At the very least, we need regional school districts in my state. It would reduce administrative redundancy. It would improve special education because it would be easier to create classrooms of students with similar abilities. A national education system would create even more equality across all schools and students.
Unfortunately, it’s impossible to create regional schools or give the feds more power to increase equity. Property values are tied to school quality. Also, local leaders cling to their control over schools, the police department, and the fire department. Maybe we should let DOGE take a look at state and local government.
The Problem: Credibility
Although the federal government doesn’t have too much control over the day-to-day business in schools, it does manage several programs that support vulnerable people, including low-income kids, disabled kids, disabled adults, and more. DOGE is currently examining the necessity of workers running those federal programs.

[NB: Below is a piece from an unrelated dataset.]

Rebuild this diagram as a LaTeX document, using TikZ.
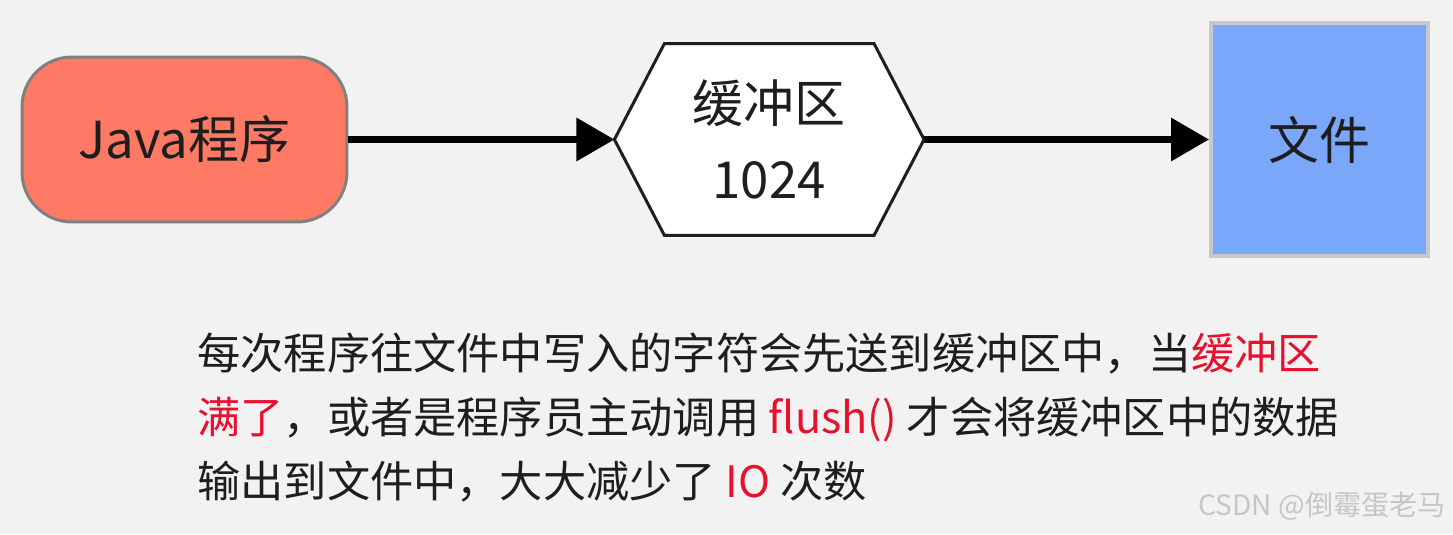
\documentclass[tikz,border=0pt]{standalone}
\usepackage{fontspec}
\setmainfont{Noto Sans CJK SC}
\usetikzlibrary{positioning, backgrounds, arrows.meta}
\definecolor{backdrop}{HTML}{F2F2F2}
\definecolor{ink}{HTML}{1E1E1E}
\definecolor{javafill}{HTML}{FF7A64}
\definecolor{javaedge}{HTML}{808080}
\definecolor{filefill}{HTML}{7BA7FA}
\definecolor{fileedge}{HTML}{C8C8C8}
\definecolor{alert}{HTML}{E8112D}

\begin{document}
\begin{tikzpicture}[x=0.02cm, y=-0.02cm, >={Triangle[length=0.76cm, width=0.84cm]},
  label text/.style={font=\fontsize{29}{43}\selectfont, text=ink},
  program/.style={draw=javaedge, line width=1.7pt, fill=javafill, rounded corners=1cm, minimum width=6.5cm, minimum height=3.3cm, label text},
  buffer box/.style={minimum width=6.18cm, minimum height=3.82cm, align=center, label text},
  file box/.style={draw=fileedge, line width=2.2pt, fill=filefill, minimum width=4.34cm, minimum height=4.66cm, label text},
  flow/.style={->, line width=3.8pt},
  note/.style={font=\fontsize{24.6}{36}\selectfont, text=ink, anchor=base west, inner sep=0pt},
  watermark/.style={font=\fontsize{16}{20}\selectfont, text=gray!45, anchor=south east, inner sep=0pt}]
  % Three stages in a row, text note below.
  \node[program] (java) at (184.5,139.5) {Java程序};
  \node[buffer box, right=5.32cm of java] (buffer) {缓冲区\\1024};
  \node[file box, right=5.70cm of buffer] (file) {文件};

  \draw[flow] (java) -- (buffer);
  \draw[flow] (buffer) -- (file);

  \node[note] (line1) at (197,369) {每次程序往文件中写入的字符会先送到缓冲区中，当\textcolor{alert}{缓冲区}};
  \node[note] (line2) at (197,433) {\textcolor{alert}{满了}，或者是程序员主动调用 \textcolor{alert}{flush()} 才会将缓冲区中的数据};
  \node[note] (line3) at (197,497) {输出到文件中，大大减少了 \textcolor{alert}{IO} 次数};
  \node[watermark] (credit) at (1446,521) {CSDN @倒霉蛋老马};

  % Backdrop and the hexagon outline of the buffer.
  \begin{scope}[on background layer]
    \fill[backdrop] (0,0) rectangle (1453,534);
    \draw[draw=ink, line width=1.7pt, fill=white] (buffer.west) -- ([xshift=1cm]buffer.north west)
      -- ([xshift=-1cm]buffer.north east) -- (buffer.east)
      -- ([xshift=-1cm]buffer.south east) -- ([xshift=1cm]buffer.south west) -- cycle;
  \end{scope}
\end{tikzpicture}
\end{document}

My day job is supporting those people. As I wrote last week, those families are very worried that programs for children and young adults will be cut. At the same time, these parents will tell you how badly those programs are run.
Special education is a disaster. I attended IEP meetings for 18 years. I have four storage boxes of paperwork from those meetings stored in the basement. To understand all the laws, I read books, spent years in parent-school meetings, and attended a 10-week $900 class. I still don't understand everything about IDEA. I talked more about how special education should be reformed on Twitter.
Getting government help for disabled adults is a three-year ordeal. Parents hire me to get them through the system. I did a one-hour free webinar that just scratched the surface of the Kafkaesque system. Only the rich and highly educated get help.
Others are mad about how the federal government botched the 2024 FAFSA rollout so that 432,000 low-income students didn’t apply for Pell Grants last year. Others haven’t forgotten about being abandoned during the COVID shutdowns and the missing $190 billion in education relief money. With only 30 percent of students able to adequately read and write, there’s a lot to be mad about.
Although the beneficiaries are scared, they have no fondness for the people running these programs. Have you ever talked to the parents of middle school students with dyslexia or the parents of 19-year-olds with autism? They’re mad. They won’t fight for the people running those programs.
With those high-profile screw-ups, the defenders of the federal government face a credibility problem.
Solutions
I would love to see a leader with some street cred on these issues, someone like Senator Hassan of New Hampshire, come forward and defend the beneficiaries of these federal programs. Democrats admit past problems and commit to making systems work better. Americans should hear the stories from folks on the ground and push the boys of DOGE to make public statements about protecting those groups.
And then Congress needs to stop cowering in the corner and do what it’s supposed to do — check the executive branch.
This post is riddled with poor messaging and bad statistics. One thing I'll start with - most federal employees are not located in Washington DC: only a fifth reside in the DMV. That means that 80% are distributed throughout the United States. Source: https://www.pewresearch.org/short-reads/2025/01/07/what-the-data-says-about-federal-workers/#are-most-federal-workers-in-the-washington-d-c-area. The post about real estate values in the DMV also does not cite any sound data. I appreciate your opinion, but no longer find your postings valuable as they are clearly not fully baked or backed up with data.